As cooperativas de catadores são os nossos principais parceiros na operação dos Pontos Limpos, modelo de coleta e triagem de materiais recicláveis de nossa autoria, que busca a interação com o consumidor para a reflexão sobre hábitos de consumo e descarte. Em parceria com o varejo, recebemos os materiais recicláveis da população e garantimos a correta separação, agregando valor e mantendo a qualidade das embalagens, que depois são destinadas para as cooperativas parceiras.
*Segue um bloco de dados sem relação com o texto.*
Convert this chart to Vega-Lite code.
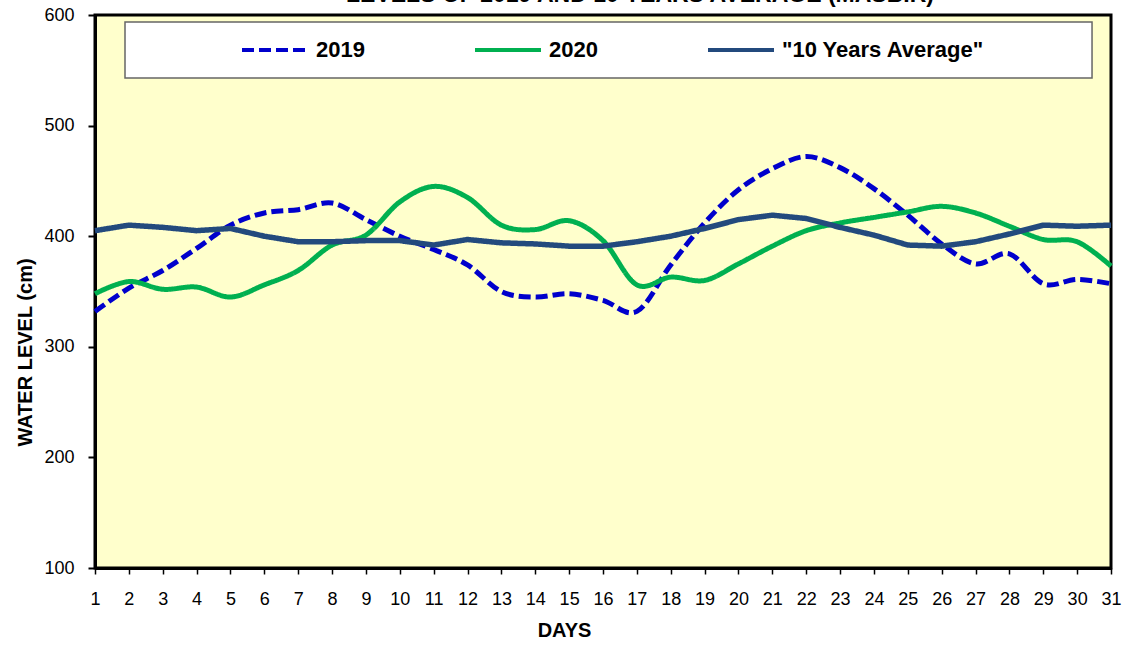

Somos também parceiros em projetos de análise de reciclabilidade das embalagens. O Índice de Reciclabilidade (IR) é uma ferramenta desenvolvida pela TriCiclos voltada para a indústria, que permite ter um olhar completo da estratégia de desenho de uma embalagem. A análise é feita sobre 3 principais fatores: material, design e eficiência, considerando a perspectiva de cooperativas, recicladores e transformadores em relação à embalagem analisada.
Essas são apenas algumas das soluções que oferecemos. Há outras. As conexões continuam. Algumas delas com o Cristiano, liderança da Recifavela. Cris, Josi e Lilian, moradores da favela Vila Prudente (SP), começaram ainda jovens a trabalhar como catadores(as), quando armazenavam o resíduo coletado debaixo de um viaduto próximo. Foram incentivados a se formalizar e, com apoio e muita luta, conseguiram constituir a cooperativa. Hoje, são uma organização referência, com mais de 40 sócios e uma produção mensal média de 150 toneladas. Conveniados com a prefeitura de São Paulo, recebem parte dos recicláveis coletados pelas concessionárias privadas. São os únicos que eu já ouvi falar, com tanta ênfase, sobre diversidade para o público LGBT, acessibilidade e muitos os temas fundamentais. Estão na vanguarda de muitas outras organizações, além de dominarem, de maneira impecável, toda a lógica industrial de produção necessária em uma cooperativa.
Fico por aqui com a história do Cris, da Guiomar e de tantas outras pessoas que fazem valer a pena todo o esforço e não me deixam esquecer do poder das relações humanas para a transformação que nossa sociedade precisa (e merece)!